Weiner Tsilya
Tsilya Yosifovna WeinerTatar ASSR, Chistopol, 1946
Bronya Weiner was born 1929 in Gomel, where she returned after the evacuation. She immigrated to Israel in 1991 and lives in Kiryat Gat.
WE WOULD NOT HAVE SURVIVED
I myself could never have written these memories down because I am almost illiterate. My neighbor helped me to record them, and I am grateful to her for that.
I was born in Gomel (Belarus). The family had eleven children, Father worked as a firefighter, Mother was a housewife. We had a house, two cows, and a vegetable garden. We sold our milk and vegetables in the market, since we needed money to buy clothes. The older children – a sister and two brothers – had married and started their families before the war and lived apart from us. When the war broke out, three of my brothers were taken to the army, to the frontlines. Later we received notices that they had been declared missing in action.
In July 1941, we left our house and farm and took a train heading east, riding in boxcars. We were told that in two weeks the war would be over and we would be back. But instead, we first found ourselves in Kharkiv in the Ukraine, then were sent further east, to the Jambul region in Kazakhstan.
Father, who had been wounded in the Finnish War and left with a permanent disability, was sent into a nursing home. Mother got seriously ill and took to her bed, so there was no one left in the family who could work, and we were left without any means of subsistence. The younger children, and I among them, went out in the street to beg; we also slept there. We were picked up one day during a police raid and put into an orphanage, which was somewhere in the Jambul region (I do not remember the name of the place).
The orphanage was full of kids from everywhere. They lived in crushing poverty prevailed: there was one pair of shoes for every ten kids. Whoever grabbed it first wore it, while the rest were running barefoot. We were fed rotten food. They would open a barrel of sauerkraut, and there were maggots in there. We learned to steal; we turned into true little thieves, but we would not have survived without it. I remember, we would go to the train station to steal beets from freight cars. To get inside, we broke off wooden fence slats to make holes we could get through, all this during school hours.
Studying on an empty stomach was hard. We were punished for bad grades. Especially the smaller kids got it: they had to kneel on coarse salt and had their meals taken away. They cried. We fought with the orphanage staff as best we could. I tried to comfort my little sisters, stealing what I could from the kitchen. By that time I was already eleven years old.

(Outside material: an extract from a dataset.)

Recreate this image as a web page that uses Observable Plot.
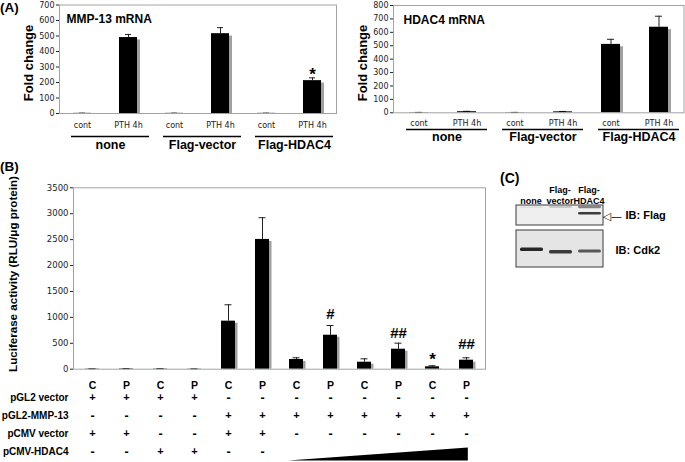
<!DOCTYPE html>
<html><head><meta charset="utf-8">
<script src="https://cdn.jsdelivr.net/npm/d3@7"></script>
<script src="https://cdn.jsdelivr.net/npm/@observablehq/plot@0.6"></script>
<style>
body{margin:0;background:#fff}
#fig{position:relative;width:685px;height:462px;overflow:hidden;background:#fff;font-family:"Liberation Sans",Arial,sans-serif}
.lbl{position:absolute;font-weight:bold;white-space:nowrap;line-height:1;color:#000}
.rot{transform:translate(-50%,-50%) rotate(-90deg)}
.ctr{transform:translate(-50%,-50%)}
</style></head><body><div id="fig"></div>
<script>
// ---------- data ----------
const groupsA = ["none", "Flag-vector", "Flag-HDAC4"];
const conditionsA = ["cont", "PTH 4h"];
const mmp13Mean = [1, 490, 1, 515, 1, 212];
const mmp13Err = [1, 20, 1, 39, 1, 18];
const mmp13Sig = ["", "", "", "", "", "*"];
const mmp13SigAt = [null, null, null, null, null, 249];
const hdac4Mean = [2, 8, 2, 7, 510, 638];
const hdac4Err = [1, 3, 1, 3, 38, 82];
const yTicksA1 = [0, 100, 200, 300, 400, 500, 600, 700];
const yTicksA2 = [0, 100, 200, 300, 400, 500, 600, 700, 800];

const colLabelsB = ["C", "P", "C", "P", "C", "P", "C", "P", "C", "P", "C", "P"];
const lucMean = [5, 8, 6, 4, 927, 2504, 187, 656, 135, 386, 46, 174];
const lucErr = [2, 3, 3, 2, 316, 419, 33, 187, 65, 116, 20, 46];
const lucSig = ["", "", "", "", "", "", "", "#", "", "##", "*", "##"];
const lucSigAt = [null, null, null, null, null, null, null, 1056, null, 703, 193, 490];
const yTicksB = [0, 500, 1000, 1500, 2000, 2500, 3000, 3500];

const rowNames = ["pGL2 vector", "pGL2-MMP-13", "pCMV vector", "pCMV-HDAC4"];
const pGL2vector = ["+", "+", "+", "+", "-", "-", "-", "-", "-", "-", "-", "-"];
const pGL2mmp13 = ["-", "-", "-", "-", "+", "+", "+", "+", "+", "+", "+", "+"];
const pCMVvector = ["+", "+", "-", "-", "+", "+", "-", "-", "-", "-", "-", "-"];
const pCMVhdac4 = ["-", "-", "+", "+", "-", "-", "", "", "", "", "", ""];
const hdac4Ramp = [{col: 6.76, amount: 0}, {col: 12, amount: 1}];

const lanes = ["none", "Flag-vector", "Flag-HDAC4"];
const laneLabels = ["none", "Flag-\nvector", "Flag-\nHDAC4"];
const blotRows = [
  {label: "IB: Flag", top: 0, bottom: 20, at: 10},
  {label: "IB: Cdk2", top: 25, bottom: 62, at: 45}
];
const blotBands = [
  {lane: "none", y1: 1.5, y2: 3, intensity: 0.08},
  {lane: "Flag-vector", y1: 1, y2: 3, intensity: 0.18},
  {lane: "Flag-HDAC4", y1: 0.8, y2: 3.2, intensity: 0.5},
  {lane: "Flag-HDAC4", y1: 7, y2: 9.6, intensity: 0.85},
  {lane: "none", y1: 42.5, y2: 46, intensity: 0.95},
  {lane: "Flag-vector", y1: 45, y2: 48.5, intensity: 0.85},
  {lane: "Flag-HDAC4", y1: 44.5, y2: 47.5, intensity: 0.7}
];

// ---------- helpers ----------
const LS = "Liberation Sans, Arial, sans-serif";
const DV = "DejaVu Sans, Verdana, sans-serif";
const fig = document.getElementById("fig");
function place(el, left, top) {
  el.style.position = "absolute";
  el.style.left = left + "px";
  el.style.top = top + "px";
  el.style.background = "transparent";
  el.style.overflow = "visible";
  el.style.maxWidth = "none";
  fig.appendChild(el);
  return el;
}
function label(text, cx, cy, size, cls) {
  const d = document.createElement("div");
  d.className = "lbl " + cls;
  d.textContent = text;
  d.style.left = cx + "px";
  d.style.top = cy + "px";
  d.style.fontSize = size + "px";
  fig.appendChild(d);
}

function barPanel(o) {
  const data = o.mean.map((v, i) => ({i, v, hi: v + o.err[i], sig: o.sig ? o.sig[i] : "", sigAt: o.sigAt ? o.sigAt[i] : null}));
  return Plot.plot({
    width: o.width, height: o.height,
    marginLeft: o.mL, marginRight: o.mR, marginTop: o.mT, marginBottom: o.mB,
    style: {fontFamily: DV, fontSize: o.tickFont + "px", color: "#222"},
    x: {type: "band", domain: d3.range(o.mean.length), paddingInner: 0.6, paddingOuter: 0.3,
        axis: o.xLabels ? "bottom" : null, tickSize: 0, tickPadding: o.tickPad,
        tickFormat: o.xLabels ? (i => o.xLabels[i]) : undefined, label: null},
    y: {domain: [0, o.yMax], ticks: o.ticks, tickSize: 3, tickPadding: 2, tickFormat: d3.format("d"), label: null},
    marks: [
      Plot.barY(data, {x: "i", y: "v", fill: "#a0a0a0", dx: o.sh, dy: o.sh * 0.8, insetBottom: o.sh * 0.8}),
      Plot.ruleX(data, {x: "i", y1: "v", y2: "hi", stroke: "#222", strokeWidth: 1}),
      Plot.tickY(data, {x: "i", y: "hi", stroke: "#222", strokeWidth: 1, insetLeft: o.cap, insetRight: o.cap}),
      Plot.barY(data, {x: "i", y: "v", fill: "#000"}),
      Plot.frame({stroke: "#a3a3a3"}),
      o.title ? Plot.text([o.title], {frameAnchor: "top-left", dx: o.titleDx, dy: 9.5, textAnchor: "start",
        fontFamily: LS, fontWeight: "bold", fontSize: 12, fill: "#000"}) : null,
      Plot.text(data.filter(d => d.sig), {x: "i", y: "sigAt", text: "sig", fontFamily: LS, fontWeight: "bold",
        fontSize: d => d.sig === "*" ? 17 : 15, fill: "#000"})
    ]
  });
}

function groupStrip(o) {
  return Plot.plot({
    width: o.width, height: o.height,
    marginLeft: o.mL, marginRight: o.mR, marginTop: o.mT, marginBottom: o.mB,
    x: {type: "band", domain: groupsA, padding: 0, axis: null},
    y: {domain: [0, 1], axis: null},
    marks: [
      Plot.tickY(groupsA, {x: d => d, y: () => 1, stroke: "#000", strokeWidth: 1.5, insetLeft: o.inL, insetRight: o.inR}),
      Plot.text(groupsA, {x: d => d, y: () => 0, text: d => d, dx: (o.inL - o.inR) / 2,
        fontFamily: LS, fontWeight: "bold", fontSize: 12.5, fill: "#000"})
    ]
  });
}

// ---------- Panel A ----------
place(barPanel({mean: mmp13Mean, err: mmp13Err, sig: mmp13Sig, sigAt: mmp13SigAt, ticks: yTicksA1, yMax: 700,
  width: 340, height: 132, mL: 59, mR: 4, mT: 4.5, mB: 19, tickFont: 8, tickPad: 9,
  xLabels: d3.range(6).map(i => conditionsA[i % 2]), cap: 6, sh: 3, title: "MMP-13 mRNA", titleDx: 7}), 0, 0);
place(groupStrip({width: 340, height: 22, mL: 59, mR: 4, mT: 6, mB: 8, inL: 11, inR: 3}), 0, 130);

place(barPanel({mean: hdac4Mean, err: hdac4Err, ticks: yTicksA2, yMax: 800,
  width: 345, height: 132, mL: 53, mR: 1.5, mT: 5, mB: 19.7, tickFont: 8, tickPad: 8,
  xLabels: d3.range(6).map(i => conditionsA[i % 2]), cap: 6, sh: 3, title: "HDAC4 mRNA", titleDx: 10}), 340, 0);
place(groupStrip({width: 345, height: 21, mL: 53, mR: 1.5, mT: 6, mB: 8, inL: 12, inR: 3}), 340, 123);

label("(A)", 0, 1, 13.5, "");
label("Fold change", 28, 63, 13, "rot");
label("Fold change", 362, 63, 13, "rot");

// ---------- Panel B ----------
place(barPanel({mean: lucMean, err: lucErr, sig: lucSig, sigAt: lucSigAt, ticks: yTicksB, yMax: 3500,
  width: 490, height: 210, mL: 73, mR: 5, mT: 27.3, mB: 1.3, tickFont: 8.5, tickPad: 0,
  xLabels: null, cap: 3.5, sh: 2.5}), 0, 160);

const signRows = [pGL2vector, pGL2mmp13, pCMVvector, pCMVhdac4];
const signs = [];
signRows.forEach((row, r) => row.forEach((s, c) => { if (s) signs.push({row: rowNames[r], col: c, s}); }));

place(Plot.plot({
  width: 490, height: 92, marginLeft: 73, marginRight: 5, marginTop: 26.7, marginBottom: 10.3,
  style: {fontFamily: LS, fontSize: "10px", fontWeight: "bold", color: "#000"},
  x: {type: "band", domain: d3.range(12), paddingInner: 0.6, paddingOuter: 0.3, axis: null},
  y: {type: "point", domain: rowNames, padding: 0, tickSize: 0, tickPadding: 5, label: null},
  marks: [
    Plot.text(colLabelsB, {x: (d, i) => i, text: d => d, frameAnchor: "top", dy: -15.5,
      fontFamily: LS, fontSize: 10.5, fontWeight: "bold", fill: "#000"}),
    Plot.text(signs, {x: "col", y: "row", text: "s", fontFamily: LS, fontWeight: "bold", fill: "#000",
      fontSize: d => d.s === "-" ? 12.5 : 11})
  ]
}), 0, 370);

place(Plot.plot({
  width: 490, height: 22, marginLeft: 73, marginRight: 5, marginTop: 7.5, marginBottom: 1.5,
  x: {domain: [0.5, 12.5], axis: null},
  y: {domain: [0, 1], axis: null},
  marks: [Plot.areaY(hdac4Ramp, {x: "col", y: "amount", fill: "#000"})]
}), 0, 440);

label("(B)", 0, 160, 13.5, "");
label("Luciferase activity (RLU/\u03bcg protein)", 13, 274, 11.6, "rot");

// ---------- Panel C ----------
const svgC = place(Plot.plot({
  width: 190, height: 110, marginLeft: 21, marginRight: 82, marginTop: 45, marginBottom: 3,
  style: {fontFamily: LS, color: "#000"},
  x: {type: "band", domain: lanes, padding: 0, axis: null},
  y: {domain: [0, 62], reverse: true, axis: null},
  marks: [
    Plot.barY(blotRows, {y1: "top", y2: "bottom", fill: (d, i) => i === 0 ? "#efefef" : "#e5e5e5", stroke: "#3a3a3a", strokeWidth: 1}),
    Plot.barY(blotBands, {x: "lane", y1: "y1", y2: "y2", fill: "#1c1c1c", fillOpacity: "intensity",
      insetLeft: 4, insetRight: 2, rx: 1.5, ariaLabel: "band"}),
    Plot.text(lanes, {x: d => d, text: (d, i) => laneLabels[i], frameAnchor: "top", lineAnchor: "bottom", dy: -1.5,
      lineHeight: 1.25, fontFamily: LS, fontSize: 9, fontWeight: "bold", fill: "#000"}),
    Plot.text([blotRows[0]], {y: () => blotRows[0].at + 1, text: () => "\u25C1\u2014", frameAnchor: "right", dx: -1,
      textAnchor: "start", fontFamily: DV, fontSize: 11, fill: "#000"}),
    Plot.text([blotRows[0]], {y: "at", text: "label", frameAnchor: "right", dx: 22, textAnchor: "start",
      fontFamily: LS, fontSize: 11, fontWeight: "bold", fill: "#000"}),
    Plot.text([blotRows[1]], {y: "at", text: "label", frameAnchor: "right", dx: 12, textAnchor: "start",
      fontFamily: LS, fontSize: 11, fontWeight: "bold", fill: "#000"})
  ]
}), 495, 160);
const sel = d3.select(svgC);
const flt = sel.append("defs").append("filter").attr("id", "blotblur")
  .attr("x", "-20%").attr("y", "-50%").attr("width", "140%").attr("height", "200%");
flt.append("feGaussianBlur").attr("stdDeviation", 0.7);
sel.selectAll('g[aria-label="band"]').attr("filter", "url(#blotblur)");

label("(C)", 500, 171, 14, "");
</script></body></html>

Our older sister worked with our mother (who had recovered) at the local collective farm. When it came time to go back home from the evacuation, our parents took us out of the orphanage, and we started to prepare to leave.
We returned home to Gomel in 1945. Our house had been completely destroyed, and another one had been built in its place. There was a public bath-house in Gomel, in Proletarian street. It, too, had been destroyed but its basement had survived. We, and other Jews in the same situation, made ourselves a place to live there. And we lived there for over five years.
Before the war, I had completed four grades and never went to school again because of hunger and a lack of clothing. When I reached working age, I was recruited to work in different places, even as far as Sakhalin; I was a blood donor, donated blood, and worked as a disinfection specialist at a sanitation department.